--- TASK GOAL ---
Quote all of the data exactly as given. Skip every picture it contains.

--- PROVIDED RECORDS ---
────────────────────

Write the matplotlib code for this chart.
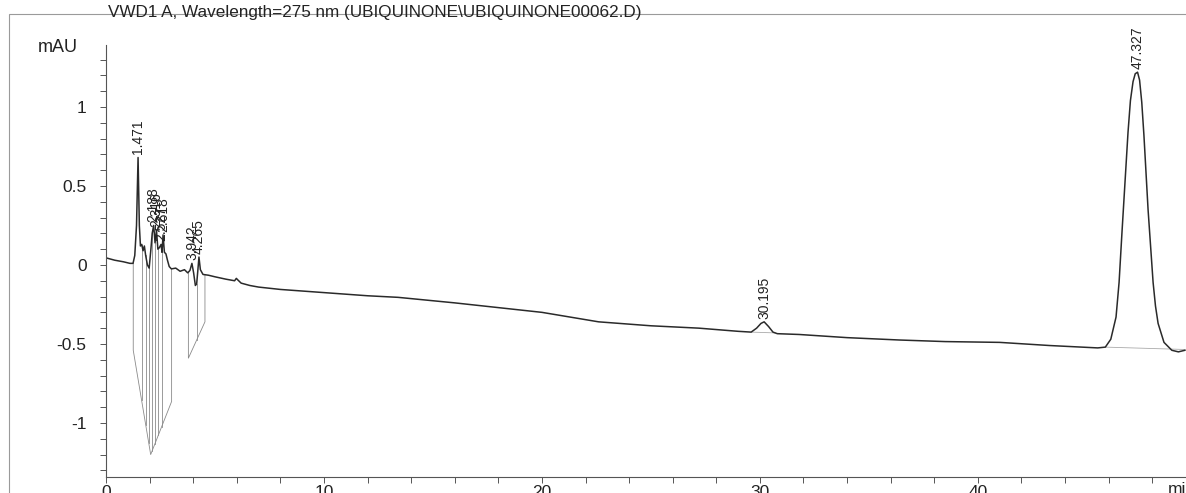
import matplotlib
matplotlib.use("Agg")
import matplotlib.pyplot as plt
import numpy as np
from matplotlib.ticker import MultipleLocator, FuncFormatter
from matplotlib.patches import Rectangle

plt.rcParams["font.family"] = ["Liberation Sans", "DejaVu Sans"]

# detector trace (min, mAU)
time_min = [
    0.0, 0.4, 0.8, 1.1, 1.24, 1.32, 1.40, 1.471, 1.53, 1.58, 1.64, 1.70, 1.76, 1.82,
    1.90, 1.98, 2.06, 2.12, 2.188, 2.25, 2.316, 2.38, 2.45, 2.527, 2.57, 2.618,
    2.68, 2.75, 2.82, 2.9, 3.0, 3.2, 3.4, 3.6, 3.75, 3.85, 3.942, 4.02, 4.10, 4.16,
    4.21, 4.265, 4.33, 4.45, 4.7, 5.0, 5.5, 5.9, 5.98, 6.05, 6.2, 6.6, 7.0, 8.0,
    9.0, 10.0, 12.0, 13.4, 16.0, 18.0, 20.0, 22.6, 25.0, 27.2, 29.0, 29.6, 29.85,
    30.05, 30.195, 30.4, 30.6, 30.8, 31.8, 34.0, 36.4, 38.5, 41.0, 43.3, 45.5,
    45.85, 46.1, 46.34, 46.48, 46.61, 46.75, 46.89, 47.0, 47.12, 47.22, 47.327,
    47.42, 47.52, 47.62, 47.81, 48.04, 48.15, 48.27, 48.54, 48.9, 49.2, 49.5,
]
signal_mau = [
    0.045, 0.03, 0.02, 0.01, 0.01, 0.06, 0.25, 0.68, 0.25, 0.12, 0.13, 0.09, 0.12, 0.06,
    0.0, -0.02, 0.10, 0.20, 0.25, 0.14, 0.22, 0.10, 0.11, 0.13, 0.08, 0.19,
    0.08, 0.07, 0.03, -0.01, -0.025, -0.02, -0.04, -0.03, -0.05, -0.035, 0.01, -0.05, -0.13, -0.12,
    -0.04, 0.05, -0.03, -0.06, -0.065, -0.075, -0.09, -0.10, -0.085, -0.095, -0.115, -0.13, -0.14, -0.155,
    -0.165, -0.175, -0.195, -0.205, -0.24, -0.27, -0.30, -0.36, -0.385, -0.40, -0.42, -0.425, -0.40,
    -0.37, -0.36, -0.39, -0.425, -0.435, -0.44, -0.46, -0.475, -0.485, -0.49, -0.51, -0.525,
    -0.52, -0.47, -0.33, -0.11, 0.20, 0.52, 0.84, 1.04, 1.16, 1.21, 1.22,
    1.17, 1.03, 0.82, 0.35, -0.11, -0.26, -0.37, -0.49, -0.54, -0.55, -0.54,
]

# integrated peaks
peak_times = [1.471, 2.188, 2.316, 2.527, 2.618, 3.942, 4.265, 30.195, 47.327]
peak_labels = ["1.471", "2.188", "2.316", "2.527", "2.618", "3.942", "4.265", "30.195", "47.327"]

# integration baselines (the V shaped ones at the start)
base1_t = [1.25, 1.25, 2.05, 3.01, 3.01]
base1_y = [0.01, -0.54, -1.20, -0.864, -0.025]
base2_t = [3.78, 3.78, 4.16, 4.54, 4.54]
base2_y = [-0.05, -0.59, -0.475, -0.36, -0.063]
drops1_t = [1.63, 1.82, 1.96, 2.12, 2.25, 2.40, 2.55]
drops2_t = [4.16]
base30_t = [29.6, 30.7]
base30_y = [-0.425, -0.43]
base47_t = [45.85, 49.5]
base47_y = [-0.52, -0.535]


def main():
    fig = plt.figure(figsize=(11.86, 4.93), dpi=100)
    ax = fig.add_axes([106 / 1186, 16 / 493, 1 - 106 / 1186, 432 / 493])

    t = np.array(time_min)
    s = np.array(signal_mau)

    grey = "#8a8a8a"
    ax.plot(base1_t, base1_y, color=grey, lw=0.6)
    ax.plot(base2_t, base2_y, color=grey, lw=0.6)
    for bt, by, drops in [(base1_t, base1_y, drops1_t), (base2_t, base2_y, drops2_t)]:
        for d in drops:
            top = np.interp(d, t, s)
            bot = np.interp(d, bt[1:-1], by[1:-1])
            ax.plot([d, d], [top, bot], color=grey, lw=0.6)
    ax.plot(base30_t, base30_y, color="#aaaaaa", lw=0.6)
    ax.plot(base47_t, base47_y, color="#aaaaaa", lw=0.6)

    ax.plot(t, s, color="#2a2a2a", lw=1.1)

    for pt, lab in zip(peak_times, peak_labels):
        y = np.interp(pt, t, s) + 0.02
        ax.text(pt, y, lab, rotation=90, ha="center", va="bottom", fontsize=10, color="#222222")

    ax.set_xlim(0, 49.55)
    ax.set_ylim(-1.342, 1.392)
    ax.xaxis.set_major_locator(MultipleLocator(10))
    ax.xaxis.set_minor_locator(MultipleLocator(2))
    ax.yaxis.set_major_locator(MultipleLocator(0.5))
    ax.yaxis.set_minor_locator(MultipleLocator(0.1))
    ax.yaxis.set_major_formatter(FuncFormatter(lambda v, p: f"{v:g}"))
    for side in ["top", "right"]:
        ax.spines[side].set_visible(False)
    for side in ["left", "bottom"]:
        ax.spines[side].set_color("#555555")
        ax.spines[side].set_linewidth(0.8)
    ax.tick_params(which="both", direction="out", length=4, width=0.7, color="#555555",
                   labelsize=12.5, labelcolor="#222222")
    ax.tick_params(axis="y", pad=10)
    ax.tick_params(axis="x", pad=2)
    ax.patch.set_visible(False)

    fig.text(58 / 1186, 1 - 47 / 493, "mAU", ha="center", va="center", fontsize=13, color="#222222")
    fig.text(1168 / 1186, 1 - 490 / 493, "min", ha="left", va="center", fontsize=12.5, color="#222222")
    fig.text(108 / 1186, 1 - 12 / 493, "VWD1 A, Wavelength=275 nm (UBIQUINONE\\UBIQUINONE00062.D)",
             ha="left", va="center", fontsize=12.3, color="#222222")

    # page frame of the printout
    fig.patches.append(Rectangle((9 / 1186, -0.1), 1.2, 1.1 - 14 / 493, transform=fig.transFigure,
                                 fill=False, edgecolor="#9a9a9a", lw=0.8, zorder=-1))

    fig.savefig("out.png", dpi=100)


if __name__ == "__main__":
    main()
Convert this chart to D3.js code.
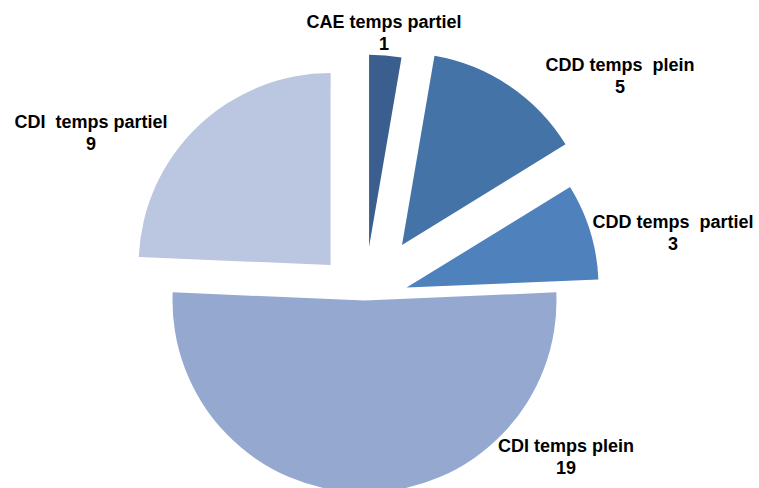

────────────────────

--- SOLUTION TO THIS TASK ---
Write the matplotlib code for this chart.
import matplotlib
matplotlib.use("Agg")
import matplotlib.pyplot as plt
import numpy as np
from matplotlib.ticker import MultipleLocator, FuncFormatter
from matplotlib.patches import Rectangle

plt.rcParams["font.family"] = ["Liberation Sans", "DejaVu Sans"]

# detector trace (min, mAU)
time_min = [
    0.0, 0.4, 0.8, 1.1, 1.24, 1.32, 1.40, 1.471, 1.53, 1.58, 1.64, 1.70, 1.76, 1.82,
    1.90, 1.98, 2.06, 2.12, 2.188, 2.25, 2.316, 2.38, 2.45, 2.527, 2.57, 2.618,
    2.68, 2.75, 2.82, 2.9, 3.0, 3.2, 3.4, 3.6, 3.75, 3.85, 3.942, 4.02, 4.10, 4.16,
    4.21, 4.265, 4.33, 4.45, 4.7, 5.0, 5.5, 5.9, 5.98, 6.05, 6.2, 6.6, 7.0, 8.0,
    9.0, 10.0, 12.0, 13.4, 16.0, 18.0, 20.0, 22.6, 25.0, 27.2, 29.0, 29.6, 29.85,
    30.05, 30.195, 30.4, 30.6, 30.8, 31.8, 34.0, 36.4, 38.5, 41.0, 43.3, 45.5,
    45.85, 46.1, 46.34, 46.48, 46.61, 46.75, 46.89, 47.0, 47.12, 47.22, 47.327,
    47.42, 47.52, 47.62, 47.81, 48.04, 48.15, 48.27, 48.54, 48.9, 49.2, 49.5,
]
signal_mau = [
    0.045, 0.03, 0.02, 0.01, 0.01, 0.06, 0.25, 0.68, 0.25, 0.12, 0.13, 0.09, 0.12, 0.06,
    0.0, -0.02, 0.10, 0.20, 0.25, 0.14, 0.22, 0.10, 0.11, 0.13, 0.08, 0.19,
    0.08, 0.07, 0.03, -0.01, -0.025, -0.02, -0.04, -0.03, -0.05, -0.035, 0.01, -0.05, -0.13, -0.12,
    -0.04, 0.05, -0.03, -0.06, -0.065, -0.075, -0.09, -0.10, -0.085, -0.095, -0.115, -0.13, -0.14, -0.155,
    -0.165, -0.175, -0.195, -0.205, -0.24, -0.27, -0.30, -0.36, -0.385, -0.40, -0.42, -0.425, -0.40,
    -0.37, -0.36, -0.39, -0.425, -0.435, -0.44, -0.46, -0.475, -0.485, -0.49, -0.51, -0.525,
    -0.52, -0.47, -0.33, -0.11, 0.20, 0.52, 0.84, 1.04, 1.16, 1.21, 1.22,
    1.17, 1.03, 0.82, 0.35, -0.11, -0.26, -0.37, -0.49, -0.54, -0.55, -0.54,
]

# integrated peaks
peak_times = [1.471, 2.188, 2.316, 2.527, 2.618, 3.942, 4.265, 30.195, 47.327]
peak_labels = ["1.471", "2.188", "2.316", "2.527", "2.618", "3.942", "4.265", "30.195", "47.327"]

# integration baselines (the V shaped ones at the start)
base1_t = [1.25, 1.25, 2.05, 3.01, 3.01]
base1_y = [0.01, -0.54, -1.20, -0.864, -0.025]
base2_t = [3.78, 3.78, 4.16, 4.54, 4.54]
base2_y = [-0.05, -0.59, -0.475, -0.36, -0.063]
drops1_t = [1.63, 1.82, 1.96, 2.12, 2.25, 2.40, 2.55]
drops2_t = [4.16]
base30_t = [29.6, 30.7]
base30_y = [-0.425, -0.43]
base47_t = [45.85, 49.5]
base47_y = [-0.52, -0.535]


def main():
    fig = plt.figure(figsize=(11.86, 4.93), dpi=100)
    ax = fig.add_axes([106 / 1186, 16 / 493, 1 - 106 / 1186, 432 / 493])

    t = np.array(time_min)
    s = np.array(signal_mau)

    grey = "#8a8a8a"
    ax.plot(base1_t, base1_y, color=grey, lw=0.6)
    ax.plot(base2_t, base2_y, color=grey, lw=0.6)
    for bt, by, drops in [(base1_t, base1_y, drops1_t), (base2_t, base2_y, drops2_t)]:
        for d in drops:
            top = np.interp(d, t, s)
            bot = np.interp(d, bt[1:-1], by[1:-1])
            ax.plot([d, d], [top, bot], color=grey, lw=0.6)
    ax.plot(base30_t, base30_y, color="#aaaaaa", lw=0.6)
    ax.plot(base47_t, base47_y, color="#aaaaaa", lw=0.6)

    ax.plot(t, s, color="#2a2a2a", lw=1.1)

    for pt, lab in zip(peak_times, peak_labels):
        y = np.interp(pt, t, s) + 0.02
        ax.text(pt, y, lab, rotation=90, ha="center", va="bottom", fontsize=10, color="#222222")

    ax.set_xlim(0, 49.55)
    ax.set_ylim(-1.342, 1.392)
    ax.xaxis.set_major_locator(MultipleLocator(10))
    ax.xaxis.set_minor_locator(MultipleLocator(2))
    ax.yaxis.set_major_locator(MultipleLocator(0.5))
    ax.yaxis.set_minor_locator(MultipleLocator(0.1))
    ax.yaxis.set_major_formatter(FuncFormatter(lambda v, p: f"{v:g}"))
    for side in ["top", "right"]:
        ax.spines[side].set_visible(False)
    for side in ["left", "bottom"]:
        ax.spines[side].set_color("#555555")
        ax.spines[side].set_linewidth(0.8)
    ax.tick_params(which="both", direction="out", length=4, width=0.7, color="#555555",
                   labelsize=12.5, labelcolor="#222222")
    ax.tick_params(axis="y", pad=10)
    ax.tick_params(axis="x", pad=2)
    ax.patch.set_visible(False)

    fig.text(58 / 1186, 1 - 47 / 493, "mAU", ha="center", va="center", fontsize=13, color="#222222")
    fig.text(1168 / 1186, 1 - 490 / 493, "min", ha="left", va="center", fontsize=12.5, color="#222222")
    fig.text(108 / 1186, 1 - 12 / 493, "VWD1 A, Wavelength=275 nm (UBIQUINONE\\UBIQUINONE00062.D)",
             ha="left", va="center", fontsize=12.3, color="#222222")

    # page frame of the printout
    fig.patches.append(Rectangle((9 / 1186, -0.1), 1.2, 1.1 - 14 / 493, transform=fig.transFigure,
                                 fill=False, edgecolor="#9a9a9a", lw=0.8, zorder=-1))

    fig.savefig("out.png", dpi=100)


if __name__ == "__main__":
    main()
Convert this chart to D3.js code.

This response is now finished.